Como ator, sei que é difícil fazer um show drag, com dublagem, irreverência e humor. Leva-se tempo, ensaios, pesquisa, pois o público, além de exigente, é atento a qualquer deslize sendo este, motivo para fazer uma grande e gostosa chorria. Às vezes, a interferência do público, com estes comentários, soa agressiva e atrapalha, não só o artista, mas também, o público.

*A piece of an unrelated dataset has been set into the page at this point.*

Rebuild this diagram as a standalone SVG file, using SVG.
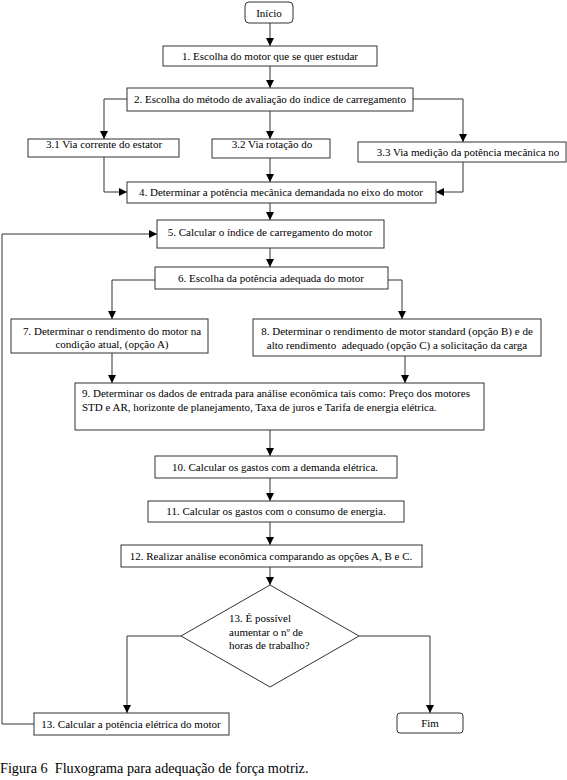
<svg xmlns="http://www.w3.org/2000/svg" width="567" height="780" viewBox="0 0 567 780">
<defs>
<marker id="ah" viewBox="0 0 10 10" refX="10" refY="5" markerWidth="8" markerHeight="9" markerUnits="userSpaceOnUse" orient="auto">
<path d="M0,0 L10,5 L0,10 Z" fill="#000"/>
</marker>
<style>
.b{fill:#fff;stroke:#333;stroke-width:1}
.t{font-family:"Liberation Serif","Times New Roman",serif;font-size:11px;fill:#000;text-anchor:middle}
.l{font-family:"Liberation Serif","Times New Roman",serif;font-size:11px;fill:#000}
.c{fill:none;stroke:#333;stroke-width:1}
.a{marker-end:url(#ah)}
</style>
</defs>
<rect width="567" height="780" fill="#fff"/>
<g id="connectors">
<path class="c a" d="M270,23 V46"/>
<path class="c a" d="M270,66 V88"/>
<path class="c a" d="M127,99 H104 V139"/>
<path class="c a" d="M270,111 V139"/>
<path class="c a" d="M413,99 H463 V142"/>
<path class="c a" d="M104,157 V192 H127"/>
<path class="c a" d="M270,158 V182"/>
<path class="c a" d="M463,162 V192 H436"/>
<path class="c a" d="M270,203 V220"/>
<path class="c a" d="M34,724 H2 V234 H157"/>
<path class="c a" d="M270,248 V267"/>
<path class="c a" d="M155,280 H112 V319"/>
<path class="c a" d="M388,280 H402 V319"/>
<path class="c a" d="M112,353 V383"/>
<path class="c a" d="M405,356 V383"/>
<path class="c a" d="M270,430 V456"/>
<path class="c a" d="M270,478 V501"/>
<path class="c a" d="M270,522 V545"/>
<path class="c a" d="M270,567 V585"/>
<path class="c a" d="M181,636 H127 V713"/>
<path class="c a" d="M359,636 H430 V713"/>
</g>
<g id="inicio"><rect class="b" x="245" y="2" width="48" height="21" rx="4"/><text class="t" x="269" y="17">Início</text></g>
<g id="n1"><rect class="b" x="163" y="46" width="214" height="20"/><text class="t" x="270" y="60">1. Escolha do motor que se quer estudar</text></g>
<g id="n2"><rect class="b" x="127" y="88" width="286" height="23"/><text class="t" x="270" y="103">2. Escolha do método de avaliação do índice de carregamento</text></g>
<g id="n31"><rect class="b" x="28" y="139" width="151" height="18"/><text class="t" x="104" y="148">3.1 Via corrente do estator</text></g>
<g id="n32"><rect class="b" x="212" y="139" width="118" height="19"/><text class="t" x="272" y="148">3.2 Via rotação do</text></g>
<g id="n33"><rect class="b" x="358" y="142" width="208" height="20"/><text class="t" x="468" y="156">3.3 Via medição da potência mecânica no</text></g>
<g id="n4"><rect class="b" x="127" y="182" width="309" height="21"/><text class="t" x="281" y="196">4. Determinar a potência mecânica demandada no eixo do motor</text></g>
<g id="n5"><rect class="b" x="157" y="220" width="227" height="28"/><text class="t" x="270" y="236">5. Calcular o índice de carregamento do motor</text></g>
<g id="n6"><rect class="b" x="155" y="267" width="233" height="22"/><text class="t" x="271" y="282">6. Escolha da potência adequada do motor</text></g>
<g id="n7"><rect class="b" x="11" y="319" width="197" height="34"/><text class="t" x="112" y="335">7. Determinar o rendimento do motor na</text><text class="t" x="112" y="348">condição atual, (opção A)</text></g>
<g id="n8"><rect class="b" x="253" y="319" width="288" height="37"/><text class="t" x="397" y="335">8. Determinar o rendimento de motor standard (opção B) e de</text><text class="t" x="397" y="349" xml:space="preserve">alto rendimento  adequado (opção C) a solicitação da carga</text></g>
<g id="n9"><rect class="b" x="75" y="383" width="409" height="47"/><text class="l" x="82" y="397">9. Determinar os dados de entrada para análise econômica tais como: Preço dos motores</text><text class="l" x="82" y="411">STD e AR, horizonte de planejamento, Taxa de juros e Tarifa de energia elétrica.</text></g>
<g id="n10"><rect class="b" x="155" y="456" width="242" height="22"/><text class="t" x="275" y="471">10. Calcular os gastos com a demanda elétrica.</text></g>
<g id="n11"><rect class="b" x="148" y="501" width="256" height="21"/><text class="t" x="276" y="515">11. Calcular os gastos com o consumo de energia.</text></g>
<g id="n12"><rect class="b" x="121" y="545" width="301" height="22"/><text class="t" x="271" y="560">12. Realizar análise econômica comparando as opções A, B e C.</text></g>
<g id="n13d"><polygon class="b" points="270,585 359,636 270,687 181,636"/><text class="l" x="229" y="622">13. É possível</text><text class="l" x="229" y="636">aumentar o nº de</text><text class="l" x="229" y="649">horas de trabalho?</text></g>
<g id="n13"><rect class="b" x="34" y="713" width="195" height="22"/><text class="t" x="131" y="728">13. Calcular a potência elétrica do motor</text></g>
<g id="fim"><rect class="b" x="397" y="713" width="66" height="20" rx="3"/><text class="t" x="430" y="727">Fim</text></g>
<text x="0" y="773" font-family="Liberation Serif, Times New Roman, serif" font-size="14.2" fill="#000" xml:space="preserve">Figura 6  Fluxograma para adequação de força motriz.</text>
</svg>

Continuo no bar e vejo muita gente bonita e alegre, conversando, namorando, tornando aquele espaço transcendental e efêmero. A música que toca sugere um clima romântico envolvido no mundo de divas famosas, chiques e neuróticas. A imagem feminina é cultuada, satirizada e até mesmo, comicamente representada, não deixando para trás, o padrão americanizado da diva pop star.

Tomo mais uma cerveja. Continuo a conversar com meus amigos sobre a solidão em Salvador. 

Na mesa ao lado, um trio de amigos também comenta sobre a dificuldade de se encontrar pessoas para namorar, para assumir um compromisso mais sério quando em qualquer esquina, encontra-se o tesão e o sexo fácil, confirmando mais um estereótipo baiano. Onde estão os compromissos duradouros, que vão além de uma única noite de prazer? Aliás, (e infelizmente) o gay cada vez mais se deixa marcar pelo estereotipo sexual puramente carnal e fugas.

O show acaba. O ator transformista convida o público para prestigiá-lo logo mais, na boate próxima.

Minutos depois, ainda com restos de maquiagem no rosto, deixa o camarim carregando intermináveis e gigantes mochilas. Seu olhar revela um cansaço nostálgico de ainda um trabalho por vir. Sua imagem, seguindo no asfalto, representa também, os anseios de uma classe que continua acreditando no belo, nas possibilidades e no show, e este, como a vida, não pode parar, apesar dos cachês, das condições de trabalho e da solidão, típica dos que querem compartilhar experiências recíprocas que constroem histórias transcendentais e legítimas como esta que acabo de narrar.

Salvador- BA. Escrito em meados de 2002.
Marcelo Benigno é ator, professor e diretor teatral.